14 August 2012

The Campaign

WARNER BROS., PATTI PERRET
Will Ferrell, left, and Zach Galifianakis are shown in a scene from "The Campaign."
With the presidential election less than three months away, "The Campaign," featuring Will Ferrell and Zach Galifianakis as dueling congressional candidates, couldn't be any more timely.

Director Jay Roach pulls from both sides of his career, attempting to mix the broad comedy of "Meet the Parents" and the Austin Powers series with the political drama of "Recount" and "Game Change." The movie doesn't have much to say beyond the obvious—politicians are not to be trusted, and campaigning is a dirty business. That's mostly OK, though, for what it lacks in incisive satire, it makes up in big laughs.

Ferrell is Cam Brady, a long-serving, philandering congressman representing North Carolina's 14th District, based in part on former Sen. John Edwards with a touch of Ferrell's George W. Bush impression. Brady serves not out of a desire to accomplish anything, but simply because he enjoys being "Congressman Cam Brady" too much to be anything else. His constituents keep electing him because he always runs unopposed.

News of Brady's latest affair creates an opening two industrialist brothers, Glenn and Wade Motch (John Lithgow and Dan Aykroyd), hope to exploit. Searching for someone to serve as their puppet, they come across Marty Huggins (Galifianakis), a naive, small-town tourism director.


With extensive coaching from campaign manager Tim Wattley (Dylan McDermott), who makes some hitmen seem warm and cuddly by comparison, and a makeover that even includes replacing the family dogs, Huggins gains the upper hand on Brady at their first debate and the race is on.

The mudslinging quickly reaches absurdity—Huggins shoots Brady in a hunting "accident," Brady records himself seducing Huggins' wife, Mitzi (Sarah Baker), and so on.

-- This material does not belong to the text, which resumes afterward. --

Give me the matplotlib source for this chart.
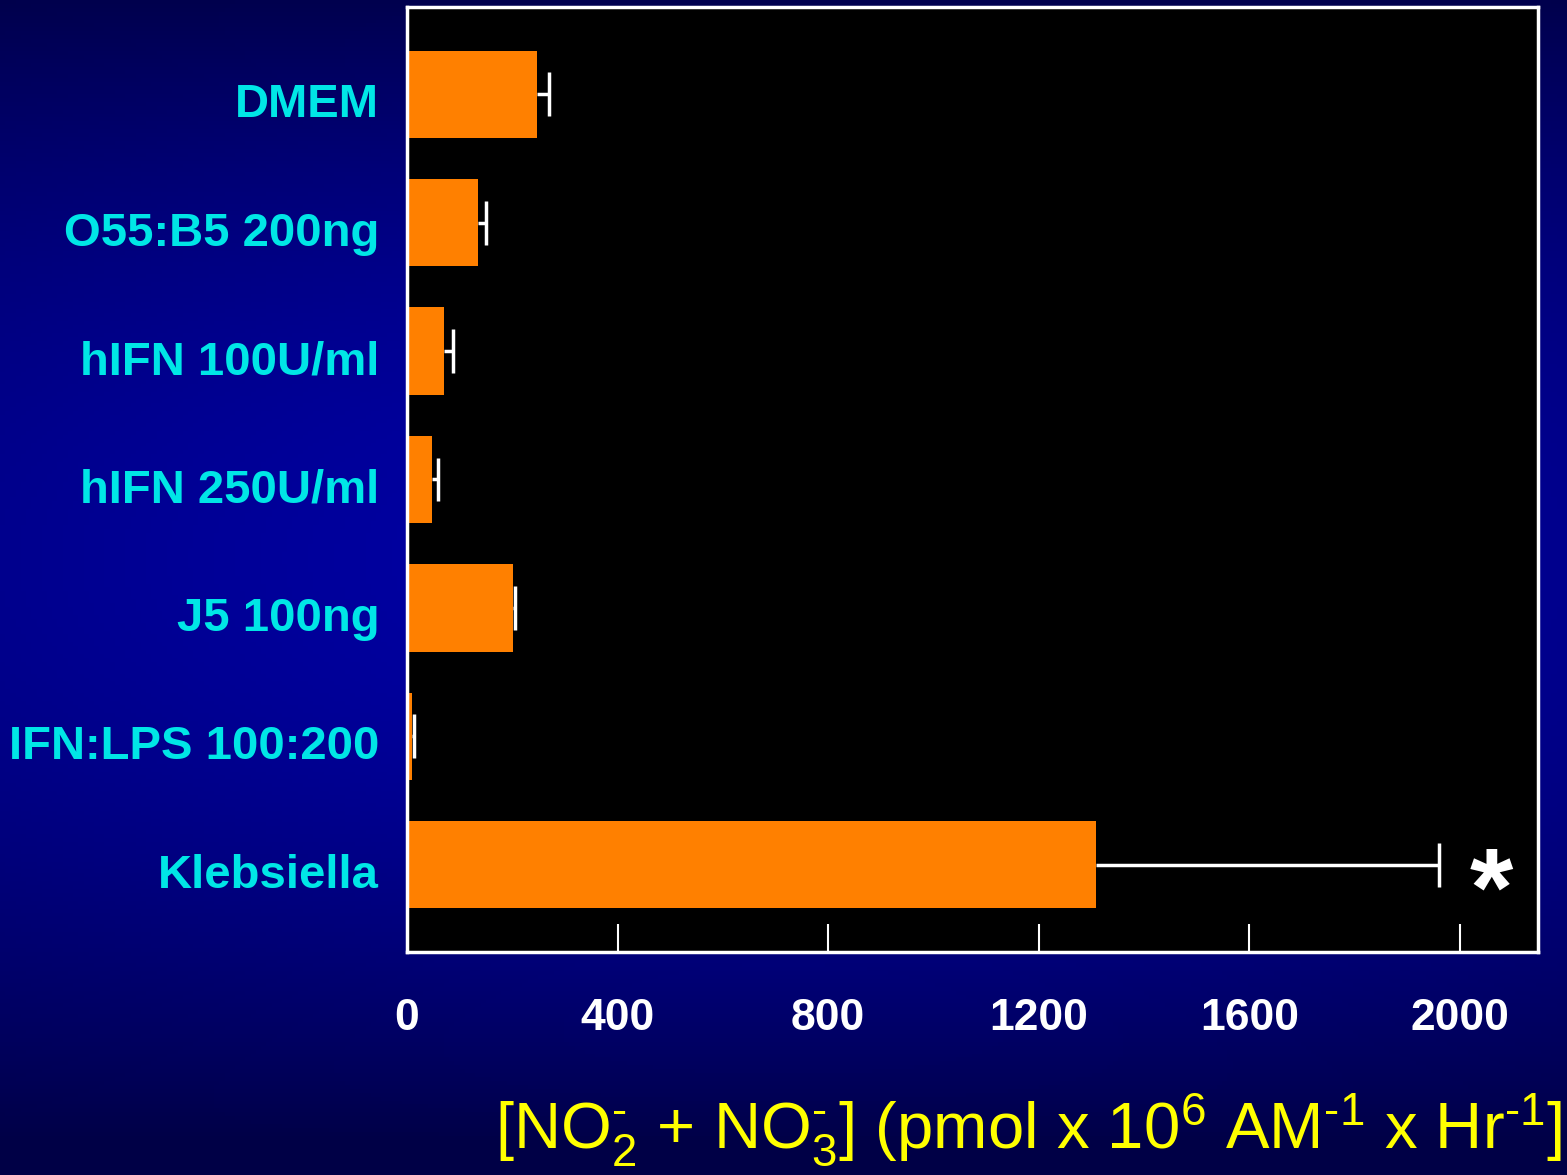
import numpy as np
import matplotlib
matplotlib.use("Agg")
import matplotlib.pyplot as plt
import matplotlib.transforms as mtransforms

# Данные
categories = ["DMEM", "O55:B5 200ng", "hIFN 100U/ml", "hIFN 250U/ml",
              "J5 100ng", "IFN:LPS 100:200", "Klebsiella"]
values = [247, 135, 70, 47, 201, 10, 1309]
errors = [23, 15, 17, 12, 4, 3, 651]
xticks = [400, 800, 1200, 1600, 2000]

plt.rcParams['font.family'] = ['Liberation Sans', 'DejaVu Sans']
plt.rcParams['mathtext.fontset'] = 'custom'
plt.rcParams['mathtext.rm'] = 'Liberation Sans'
plt.rcParams['mathtext.it'] = 'Liberation Sans'

fig = plt.figure(figsize=(15.67, 11.75), dpi=100)

# Фон с градиентом
bg = fig.add_axes([0, 0, 1, 1], zorder=-1)
yy = np.linspace(0, 1, 300)[:, None]
xx = np.linspace(0, 1, 300)[None, :]
v = 1 - (2 * yy - 0.95) ** 2
blue = 70 + 95 * np.clip(v, 0, 1) * (0.75 + 0.25 * np.sin(np.pi * xx))
img = np.zeros((300, 300, 3))
img[..., 2] = blue / 255
bg.imshow(img, aspect='auto', extent=[0, 1, 0, 1], origin='upper')
bg.axis('off')

ax = fig.add_axes([407 / 1567, 1 - 952 / 1175, (1538 - 407) / 1567, (952 - 7) / 1175])
ax.set_facecolor('black')
pos = np.arange(len(categories))
vals = np.array(values)
errs = np.array(errors)
ax.barh(pos, vals, height=0.68, color='#ff8000', zorder=2)
# только верхняя половина ошибки
ax.hlines(pos, vals, vals + errs, color='white', lw=2.5, zorder=3)
ax.vlines(vals + errs, pos - 0.17, pos + 0.17, color='white', lw=2.5, zorder=3)
ax.set_ylim(6.68, -0.68)
ax.set_xlim(0, 2148)
ax.set_yticks(pos)
ax.set_yticklabels(categories, color='#00e6e6', fontsize=34, fontweight='bold')
ax.tick_params(axis='y', length=0, pad=20)
off = mtransforms.ScaledTranslation(0, -6 / 100, fig.dpi_scale_trans)
for lab in ax.get_yticklabels():
    lab.set_transform(lab.get_transform() + off)
ax.set_xticks(xticks)
ax.set_xticklabels([str(t) for t in xticks])
ax.tick_params(axis='x', direction='in', length=20, width=1.5, color='white',
               labelcolor='white', labelsize=32, pad=33)
for lab in ax.get_xticklabels():
    lab.set_fontweight('bold')
ax.text(0, -(1018 - 952) / 945, "0", transform=ax.transAxes, ha='center', va='center',
        color='white', fontsize=32, fontweight='bold')
for s in ax.spines.values():
    s.set_color('white')
    s.set_linewidth(2.5)

ax.text(2060, 6.25, "*", color='white', fontsize=80, fontweight='bold',
        ha='center', va='center')

fig.text(1562 / 1567, 1 - 1130 / 1175,
         '[NO$_2^{\u2010}$ + NO$_3^{\u2010}$] (pmol x 10$^6$ AM$^{\u20101}$ x Hr$^{\u20101}$]',
         color='yellow', fontsize=47, ha='right', va='center')

fig.savefig("out.png", dpi=100, facecolor=fig.get_facecolor())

Yet somehow, the script, written by Chris Henchy ("The Other Guys") and Shawn Harwell ("Eastbound & Down"), finds its way back to a human place. Its treatment of Huggins is key, as it pokes fun at him, but when Brady shows a slideshow of embarrassing photos at a campaign event, we see Huggins afterward fighting back tears. He's allowed to be more than an object of ridicule and the clueless loon most movies would settle for. He's a good man who genuinely wants to help the place that always has been his home.

While a little less likable, Ferrell mostly sticks to schtick he perfected in "Anchorman" and has done variations of many times since. Galifianakis, though, brings a new persona to the screen. It's actually an old one for him, based on the effeminate "Seth Galifiankis" character he's been developing for years. (Netflix users, see "Zach Galifianakis: Live at the Purple Onion.") Just as the movie suggests there is more to Huggins than the man we first see, the role indicates there is more to Galifianakis the movie star than Alan from "The Hangover."

Though overly crude at times, "The Campaign" is effective as a ribald romp through election season. But given how well its small dramatic moments play, I can't help but wonder what it could have been had it aimed to be something more.

Greg’s Grade: B

(Rated R for crude sexual content, language and brief nudity. 85 minutes.)